Depending on what we are making , I would say about 2000 units an hour average. We are just now starting to collect data on defects. Is that what you mean by reject rate? We are simply doing hourly checks and stopping the line if we are finding they are not sealed all the way , fixing the problem and running again. I would say in a typical run we could end up reworking about 200 jars for seals. We check boxes of sealed product and if 5 or more are found to be open we move the whole box aside to rework later. Boxes aren't very large. Really there is no ryhme or reason to how we are sampling. So far I collected data on one product and the defect rate in seals was 1.33%. This is what we found by random hourly sample checking as defective for seals. Not sure how to proceed with this information.

The frequency of sampling should occur at least as often as the process is expected to change. Examine all the factors that are expected to cause change (sealer, capper, etc.). To be effective, sampling must occur at least as often as the most frequently changing factor in the process. If it is not clear how frequently the process changes, then collect data often, examine the results, and set the frequency accordingly.
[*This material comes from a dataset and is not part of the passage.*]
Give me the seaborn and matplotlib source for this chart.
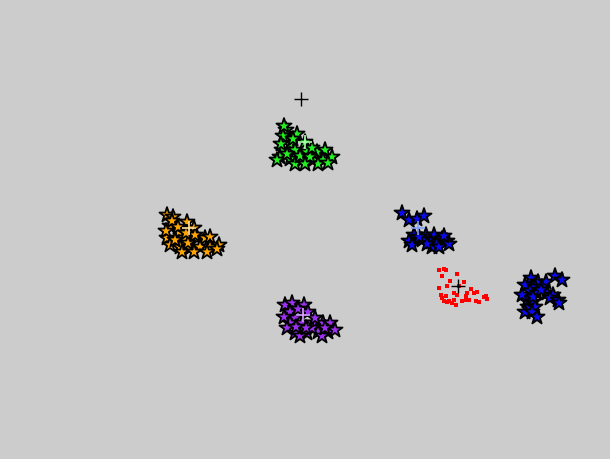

It is better to start off sampling more often than may seem necessary, and reduce the frequency based on what you learn, than to sample too little.

Sarahb333 said:

Hello,

If no unsealed jars are found that hour , production continues. If unsealed jars ARE found, production stops and we adjust. Plain and simple.

Click to expand...

This could actually be a very expensive and fruitless policy. Yes, plain and simple. but could be just simply wrong. Odd that I have another thread going on SPC limits, and invoking Dr. Deming's red bead experiment, and also we need to invoke the (lesser known) funnel experiment. If indeed there is a stable process creating unsealed jars, stopping the line after an individual result and searching for a unique answer COULD BE ineffectual, and worse, could be making the process worse (as predicted by the funnel experiment).

On the overall question of sample size, I'd suggest that the periodic results from whatever sample size you are currently using be plotted on a control chart, and see if the percent defective remains stable (and predictable) or if there are signals of special causes. The old MIL STD 105 did have some reasonable sample sizes for continuous processes, though you do have to declare a "batch size". A primary driver for sampling on a continuous process is to answer the question - how many defective product are you willing to make before you detect an issue?

I use (and have used for decades in various industries) an AQL sampling standard based on ISO 2859 for my final inspection. This isn't going to fix all your problems however it will allow you to quickly put something in place that will be more effective than random sample guesswork, and give you some sampling data to analyse.

Now I know I am probably going to get lambasted by more informed members of the forum by suggesting the use of a sampling standard without doing any initial analysis on the process, however my personal belief is that putting some structured sampling in place now and refining it when you understand more about the process would be better than waiting until that analysis is completed, to then take action.

I found this - Explaining Acceptance Quality Limit (AQL) for product inspection:
https://www.eurofins.com/assurance/consumer-products/resources/articles/explaining-acceptance-quality-limit-aql/

Scanton, I agree with you completely. Whether you choose ISO 2859 or MilStd 105 or some other sampling plan, at least it is a beginning. Choose SOME method of consistently sampling product, collect data, and then take action(s) that are appropriate - the PDCA cycle works for this as well as anything else.

There are so many pulibhsed theories and standards for sampling. ISO 2859 or MiStd 105 are so old and maybe fall behind the times.
There are many new sampling theories come into public awareness, for your production, ISO 28593: 2017 will be much suitable, you can calculate the sample size simply for any time period.

Sounds interesting - do you have any details on the newer standard?

ISO 28593:2017



$80 (CDN) for a 9 page booklet.
I think I'll keep my money and use some of the old sampling plans.